Friday, March 23, 2012

The slim trees don their bridal garments fair
All blushed with love for the returning sun,
And the world's stately mothers brood and flare,
Dab glad and misty eyes with green aprons;
Sweet, honeyed air, O gallant pageantry!
Whimsical, wild, hue of color and song,
Sap quickened, banishes long winter's ennui,
O holy beauty, renewal proves strong;
Now, spring's glories show a reflection poor,
A glimpse of wonders behind the facade,
Soon the wedding toast of the Lamb will pour,
All ecstasies will then be of our God.
     So long the tilting sphere circles the sun,
     Spring's feast will remind of the Coming One.

Thursday, February 23, 2012

Ignoring the Master for the Mundane

A man sat at a metro station in Washington DC and started to play the violin; it was a cold January morning. He played six Bach pieces for about 45 minutes. During that time, since it was rush hour, it was calculated that thousands of people went through the station, most of them on their way to work.

As the story goes, only 6 people stopped to watch.  The one who was most interested was a three year old child whose mother pulled him away in her hurry. The man made about $30 dollars from people throwing money in his case, and received no applause or recognition when he finished playing.

The violinist was Joshua Bell, one of the best musicians in the world. He played one of the most intricate pieces ever written with a violin worth 3.5 million dollars.
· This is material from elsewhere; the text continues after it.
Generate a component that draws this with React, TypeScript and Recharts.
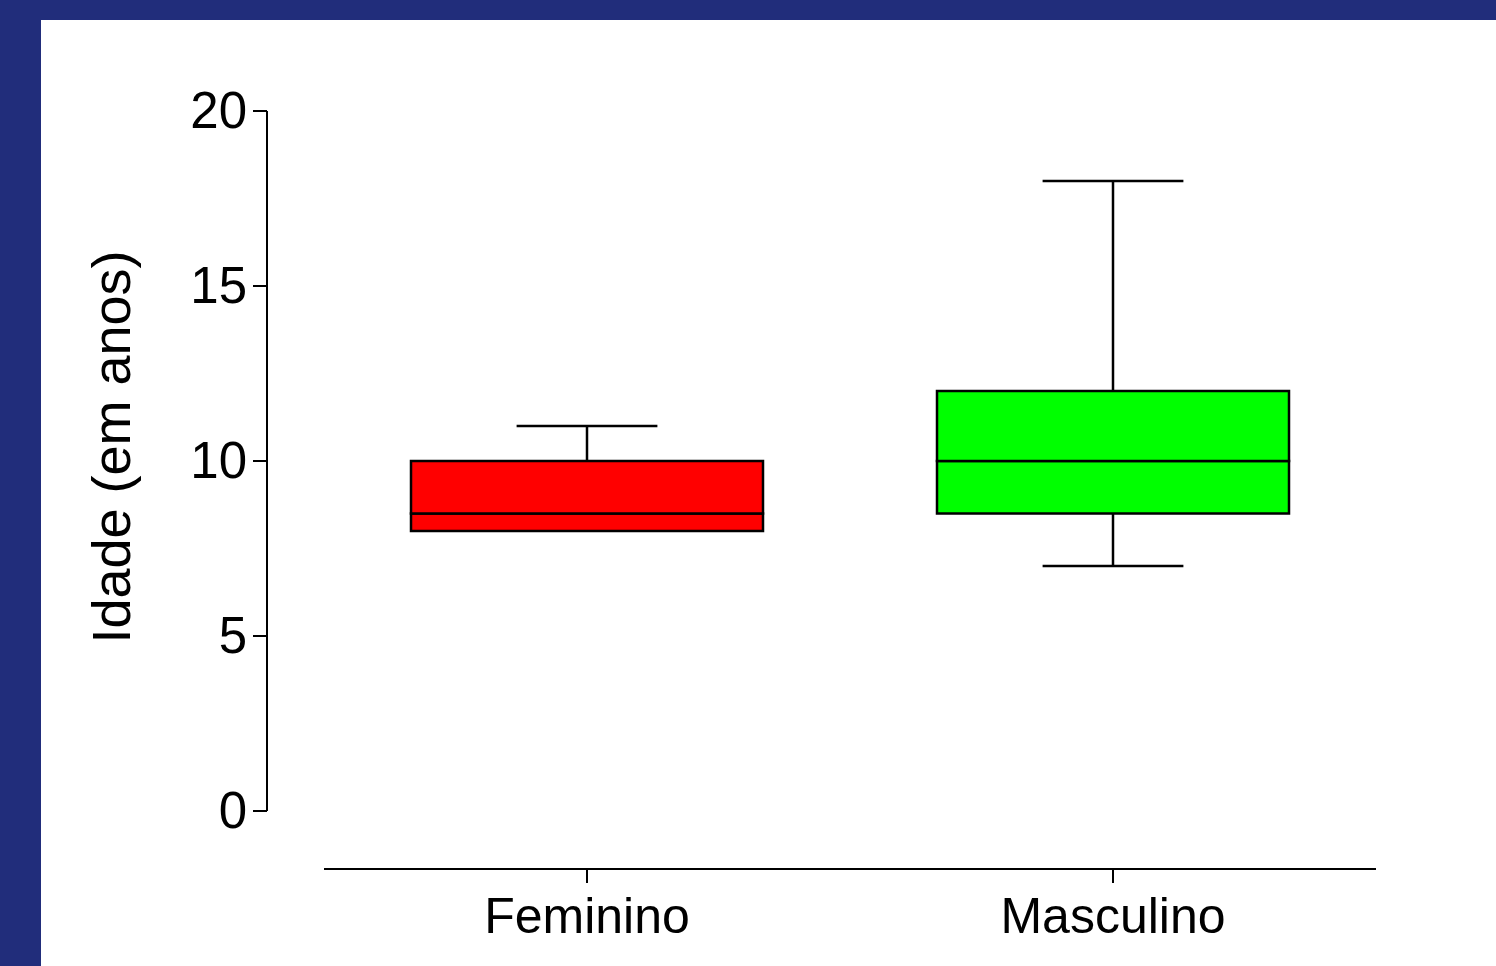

Two days before his playing in the subway, Joshua Bell sold out at a theater in Boston and the seats averaged $100.

This is a real story. Joshua Bell playing incognito in the metro station was organized by the Washington Post as part of a social experiment about perception, taste and priorities of people. The outlines were: in a commonplace environment at an inappropriate hour: Do we perceive beauty? Do we stop to appreciate it? Do we recognize the talent in an unexpected context?
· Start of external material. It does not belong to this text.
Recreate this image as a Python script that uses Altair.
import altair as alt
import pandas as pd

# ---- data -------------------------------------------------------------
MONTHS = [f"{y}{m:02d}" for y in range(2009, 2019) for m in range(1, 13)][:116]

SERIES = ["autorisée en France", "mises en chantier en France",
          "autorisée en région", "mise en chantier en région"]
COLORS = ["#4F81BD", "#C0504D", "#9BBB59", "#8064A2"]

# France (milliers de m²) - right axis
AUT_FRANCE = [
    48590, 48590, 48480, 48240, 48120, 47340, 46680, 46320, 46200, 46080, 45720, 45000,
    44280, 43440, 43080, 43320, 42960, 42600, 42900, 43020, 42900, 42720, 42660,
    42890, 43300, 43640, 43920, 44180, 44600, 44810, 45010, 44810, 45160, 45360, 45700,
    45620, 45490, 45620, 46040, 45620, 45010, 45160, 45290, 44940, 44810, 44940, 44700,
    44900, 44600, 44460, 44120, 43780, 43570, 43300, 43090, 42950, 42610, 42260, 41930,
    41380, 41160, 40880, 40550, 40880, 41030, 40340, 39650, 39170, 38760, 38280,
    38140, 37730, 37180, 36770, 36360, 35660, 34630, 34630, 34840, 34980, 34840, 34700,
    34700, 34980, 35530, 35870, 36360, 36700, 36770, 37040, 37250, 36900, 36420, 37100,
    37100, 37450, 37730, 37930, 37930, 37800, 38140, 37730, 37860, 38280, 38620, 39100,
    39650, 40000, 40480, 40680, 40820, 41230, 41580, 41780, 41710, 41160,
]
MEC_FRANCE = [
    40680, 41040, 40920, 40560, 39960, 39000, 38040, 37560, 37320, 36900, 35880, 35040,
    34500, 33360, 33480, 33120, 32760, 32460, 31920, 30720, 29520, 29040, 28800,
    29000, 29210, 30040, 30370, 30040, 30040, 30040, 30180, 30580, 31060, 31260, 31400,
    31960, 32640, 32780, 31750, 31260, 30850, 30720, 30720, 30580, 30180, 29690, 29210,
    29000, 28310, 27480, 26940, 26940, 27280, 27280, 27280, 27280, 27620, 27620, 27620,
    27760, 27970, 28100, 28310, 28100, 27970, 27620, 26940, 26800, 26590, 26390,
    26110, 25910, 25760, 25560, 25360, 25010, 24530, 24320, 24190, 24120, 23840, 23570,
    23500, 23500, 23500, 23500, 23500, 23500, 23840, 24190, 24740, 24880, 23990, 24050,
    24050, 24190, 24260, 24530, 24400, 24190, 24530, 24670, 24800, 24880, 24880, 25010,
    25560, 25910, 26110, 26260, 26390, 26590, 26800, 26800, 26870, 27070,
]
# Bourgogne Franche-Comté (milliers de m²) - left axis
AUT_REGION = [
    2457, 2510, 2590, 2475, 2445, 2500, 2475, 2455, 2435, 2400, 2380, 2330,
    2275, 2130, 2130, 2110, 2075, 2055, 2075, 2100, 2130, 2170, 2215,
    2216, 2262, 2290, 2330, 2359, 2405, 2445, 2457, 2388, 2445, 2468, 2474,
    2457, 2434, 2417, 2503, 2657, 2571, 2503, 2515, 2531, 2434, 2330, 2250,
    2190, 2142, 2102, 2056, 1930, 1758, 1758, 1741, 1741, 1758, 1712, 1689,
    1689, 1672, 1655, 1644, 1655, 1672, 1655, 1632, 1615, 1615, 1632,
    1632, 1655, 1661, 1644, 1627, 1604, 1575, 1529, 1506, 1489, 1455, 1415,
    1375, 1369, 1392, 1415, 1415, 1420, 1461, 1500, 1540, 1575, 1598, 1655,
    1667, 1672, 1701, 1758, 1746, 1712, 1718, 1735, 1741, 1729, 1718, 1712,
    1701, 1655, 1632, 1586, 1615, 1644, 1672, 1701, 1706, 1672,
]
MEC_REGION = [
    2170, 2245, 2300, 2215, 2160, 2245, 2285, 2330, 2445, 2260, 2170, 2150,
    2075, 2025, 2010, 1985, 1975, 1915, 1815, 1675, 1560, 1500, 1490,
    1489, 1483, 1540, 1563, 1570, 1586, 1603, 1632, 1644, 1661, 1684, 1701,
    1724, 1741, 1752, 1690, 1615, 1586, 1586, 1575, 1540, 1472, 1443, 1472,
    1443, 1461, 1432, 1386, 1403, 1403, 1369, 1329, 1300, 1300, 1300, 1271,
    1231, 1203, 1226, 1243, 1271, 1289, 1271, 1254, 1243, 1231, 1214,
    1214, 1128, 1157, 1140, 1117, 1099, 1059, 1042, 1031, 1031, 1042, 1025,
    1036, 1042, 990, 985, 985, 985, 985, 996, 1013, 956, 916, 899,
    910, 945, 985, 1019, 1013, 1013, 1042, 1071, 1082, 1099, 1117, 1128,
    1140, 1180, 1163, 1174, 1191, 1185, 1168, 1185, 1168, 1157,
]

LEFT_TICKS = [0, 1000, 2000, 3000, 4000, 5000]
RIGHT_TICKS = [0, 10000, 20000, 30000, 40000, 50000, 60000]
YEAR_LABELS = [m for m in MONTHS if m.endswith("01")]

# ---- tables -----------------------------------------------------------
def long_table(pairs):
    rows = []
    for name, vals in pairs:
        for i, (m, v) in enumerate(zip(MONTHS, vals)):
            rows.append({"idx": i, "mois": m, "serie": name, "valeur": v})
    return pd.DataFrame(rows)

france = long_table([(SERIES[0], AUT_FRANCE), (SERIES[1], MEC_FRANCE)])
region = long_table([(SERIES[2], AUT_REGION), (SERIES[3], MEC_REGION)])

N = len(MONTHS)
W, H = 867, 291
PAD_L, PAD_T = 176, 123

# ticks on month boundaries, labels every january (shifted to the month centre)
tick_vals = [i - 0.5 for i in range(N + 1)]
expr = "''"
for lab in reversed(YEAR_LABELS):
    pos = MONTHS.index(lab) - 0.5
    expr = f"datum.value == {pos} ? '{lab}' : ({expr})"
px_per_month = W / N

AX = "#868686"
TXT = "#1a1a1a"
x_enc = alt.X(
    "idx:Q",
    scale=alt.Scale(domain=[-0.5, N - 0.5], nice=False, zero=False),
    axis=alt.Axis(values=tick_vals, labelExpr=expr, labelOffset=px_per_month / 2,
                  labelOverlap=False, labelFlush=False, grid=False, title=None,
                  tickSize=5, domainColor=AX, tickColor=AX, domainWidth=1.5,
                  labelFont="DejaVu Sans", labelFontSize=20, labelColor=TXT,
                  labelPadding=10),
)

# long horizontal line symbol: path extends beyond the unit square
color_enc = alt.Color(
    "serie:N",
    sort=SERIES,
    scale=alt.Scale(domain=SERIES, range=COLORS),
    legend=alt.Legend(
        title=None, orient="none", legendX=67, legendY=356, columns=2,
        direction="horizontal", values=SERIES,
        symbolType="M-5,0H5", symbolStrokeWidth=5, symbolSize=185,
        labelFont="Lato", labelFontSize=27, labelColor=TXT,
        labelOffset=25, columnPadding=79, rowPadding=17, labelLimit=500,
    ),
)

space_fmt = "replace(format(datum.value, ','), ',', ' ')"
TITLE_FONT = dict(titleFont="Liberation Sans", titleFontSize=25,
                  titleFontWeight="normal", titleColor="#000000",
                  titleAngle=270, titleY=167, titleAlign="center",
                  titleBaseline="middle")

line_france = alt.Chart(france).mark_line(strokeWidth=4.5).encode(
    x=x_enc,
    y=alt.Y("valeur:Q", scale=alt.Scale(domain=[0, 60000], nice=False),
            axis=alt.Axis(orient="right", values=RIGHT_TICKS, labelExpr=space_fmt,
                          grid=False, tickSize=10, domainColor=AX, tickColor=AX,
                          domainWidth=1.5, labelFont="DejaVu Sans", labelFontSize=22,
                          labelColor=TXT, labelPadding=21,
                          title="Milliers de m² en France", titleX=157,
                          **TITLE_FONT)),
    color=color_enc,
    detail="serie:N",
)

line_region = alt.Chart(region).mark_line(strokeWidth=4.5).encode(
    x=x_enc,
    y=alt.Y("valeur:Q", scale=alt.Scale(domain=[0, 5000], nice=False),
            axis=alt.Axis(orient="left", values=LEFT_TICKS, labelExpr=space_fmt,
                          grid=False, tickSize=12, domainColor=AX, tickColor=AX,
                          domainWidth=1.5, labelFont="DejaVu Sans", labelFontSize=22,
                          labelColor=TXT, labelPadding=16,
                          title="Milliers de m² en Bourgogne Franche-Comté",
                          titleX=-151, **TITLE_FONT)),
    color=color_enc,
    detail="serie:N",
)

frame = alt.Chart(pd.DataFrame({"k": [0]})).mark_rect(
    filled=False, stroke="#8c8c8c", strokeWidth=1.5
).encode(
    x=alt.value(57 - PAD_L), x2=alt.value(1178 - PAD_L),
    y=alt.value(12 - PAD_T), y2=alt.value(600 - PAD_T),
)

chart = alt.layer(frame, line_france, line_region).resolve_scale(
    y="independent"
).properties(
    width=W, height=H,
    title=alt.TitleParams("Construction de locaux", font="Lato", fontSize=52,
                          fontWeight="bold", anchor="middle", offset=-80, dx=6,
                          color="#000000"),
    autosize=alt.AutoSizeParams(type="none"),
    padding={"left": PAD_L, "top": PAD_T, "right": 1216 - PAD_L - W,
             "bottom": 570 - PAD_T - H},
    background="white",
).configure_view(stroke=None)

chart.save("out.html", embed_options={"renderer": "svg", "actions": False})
If we do not have a moment to stop and listen to one of the best musicians in the world playing the best music ever written, how many other things are we missing?

Video and audio of the performance are available on the Washington Post website.

“No one knew it,” explained Washington Post reporter Gene Weingarten several months after the event, “but the fiddler standing against a bare wall outside the Metro in an indoor arcade at the top of the escalators was one of the finest classical musicians in the world, playing some of the most elegant music ever written on one of the most valuable violins ever made.”   Weingarten wanted to see how ordinary folks would react to his experiment. And how did they react? For the most part, not at all.

The story above, penned by an unidentified author and circulated via blogs and email, has been abbreviated by me.   But the analogy to the Christian is obvious.  Our Master is at work among us, orchestrating unmatchable events.  He would gladly play beauty and purpose into our souls if we would but sit at his feet and listen.  He would do it at no cost to us and in the most mundane of situations.  Good grief, I must stop being so busy with my “agenda.”   This idea always brings me back to the story of Mary and Martha.  I always want to defend Martha.  Trying to serve the Lord because someone has to step up and do it.  Food isn’t going to make itself and the house won’t be neat and tidy without constant vigilance.   Except of course, with Him, food very well could make itself.  Jesus knew Martha’s heart wasn’t in the right place; maybe she was hoping to impress him with her service.  Maybe she was a bit of a martyr.  But Mary reacted to the glory in front of her and nothing else mattered.  She wasn’t going to miss a moment.